= 1988–1992 Norwegian banking crisis =

Financial crisis in Norway

The 1988–1992 Norwegian banking crisis was the largest financial crisis that occurred in Europe since the end of World War II within Norway. The crisis emerged from a backdrop of financial deregulation, which unleashed a wave of perilous credit operations and a subsequent lending frenzy. The elimination of lending rate constraints led Norwegian banks to partake in high-risk activities, resulting in diminished household investments. However, the situation worsened when oil prices plummeted in 1985, inducing a deficit and devaluation of the Norwegian krone, thereby triggering a recession as both public and private institutions consolidated their financial positions.

Between 1988 and 1990, the crisis intensified as smaller banks succumbed to failure, prompting an interbank credit freeze and an upswing in lending rates. Capital shortages loomed large, imperilling the survival of several banks. Yet, through strategic mergers with solvent counterparts, most institutions were rescued. As the latter half of the period approached, the Norwegian exchange rate gradually regained credibility, engendering hopes that the recessionary phase was nearing its end.

==Background==
After major financial deregulation removed caps on lending rates, Norwegian banks began engaging in more risky credit operations and also resulted in a bank lending boom. This was followed by lower household investments. Bankers had no experience with competitive credit markets and requirements for on-site inspections were relaxed. In 1985 oil prices dropped significantly, causing a Norwegian deficit and devaluation of the Norwegian krone. As public and private institutions began to consolidate their books, a recession began.

==1988–1990==
At first smaller banks began to fail. Credit began to freeze between banks as the lending rate began to rise. There was a shortage of capital and several banks were in danger of closing. Due to sound efforts, most were saved through mergers with solvent banks.

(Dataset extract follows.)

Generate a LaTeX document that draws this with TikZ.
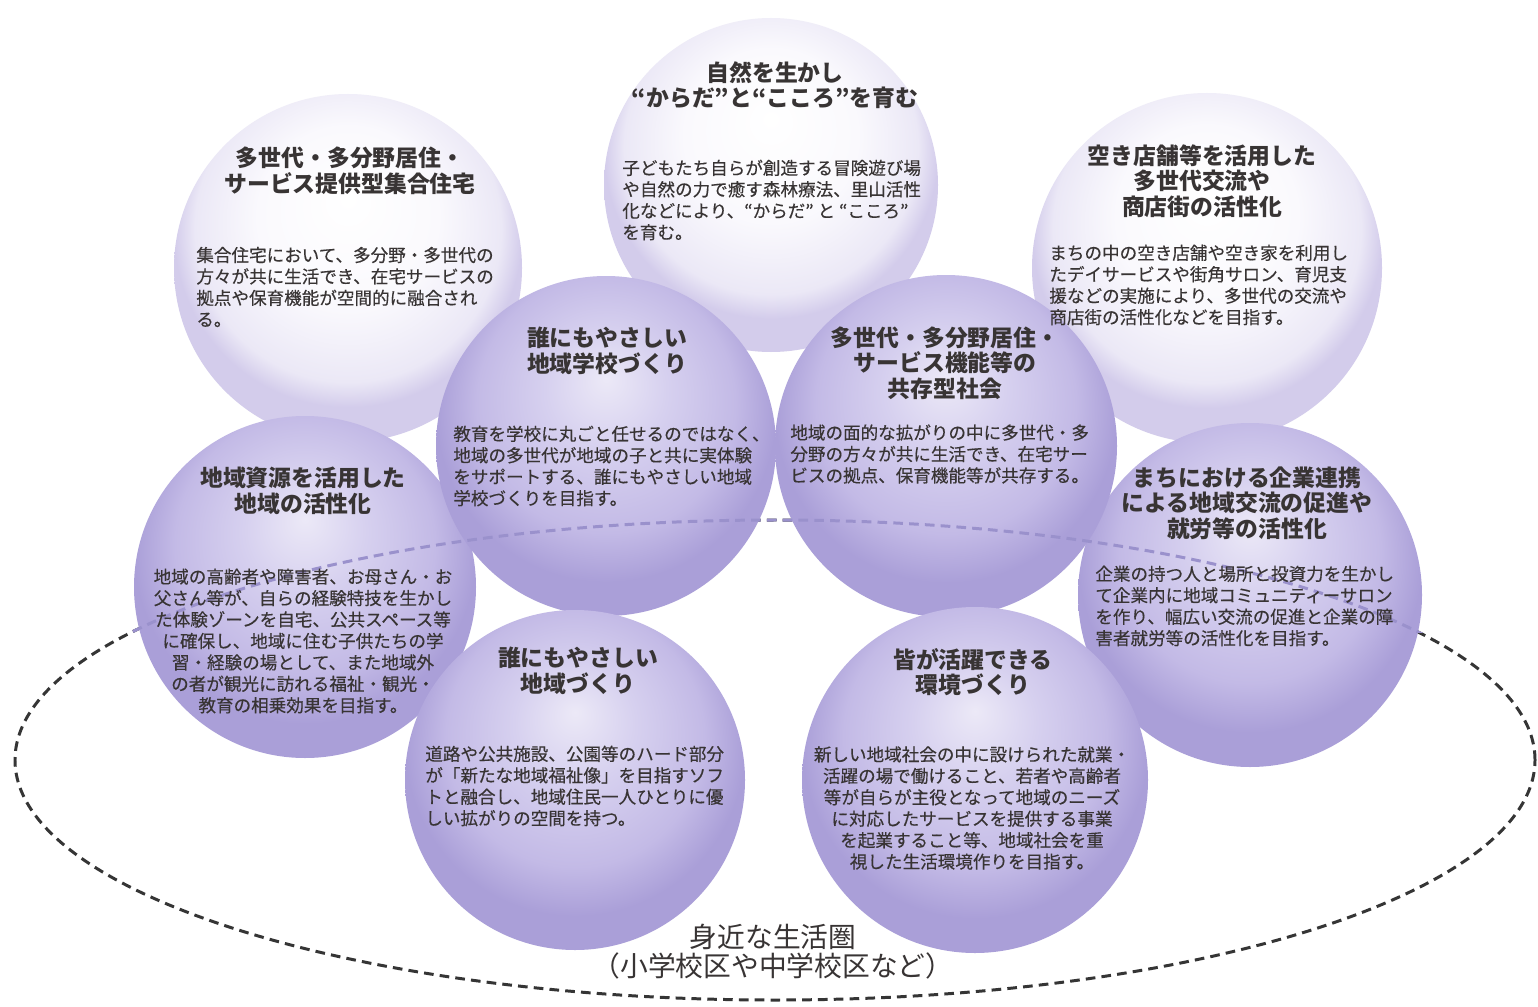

The Norwegian exchange rate had recovered credibility towards the end of the period and it was hoped the recession was over.

==1991–1992 Systemic Crisis==
Despite the return to credible exchange rates, with the reunification of Germany, the turbulence in the foreign exchange market caused Norwegian interest rates to rise even greater than before. As the crisis expanded, several large banks lost all their equity capital and caused major market freeze-ups. Several banks were left insolvent and lending rates were enormous.

==End of Recession==
The government stepped in and began implementing measures to fix the situation. Loans from the central bank were made far below market value and capital was injected into the market. In addition, stricter requirements were placed on any suffering banks receiving capital injections. By 1992 Norway de-pegged its currency and allowed for interest rates to fall. GDP began to rise and loan losses fell over the next few years. By 1993 banks that had lost equity capital were able to regain some in markets.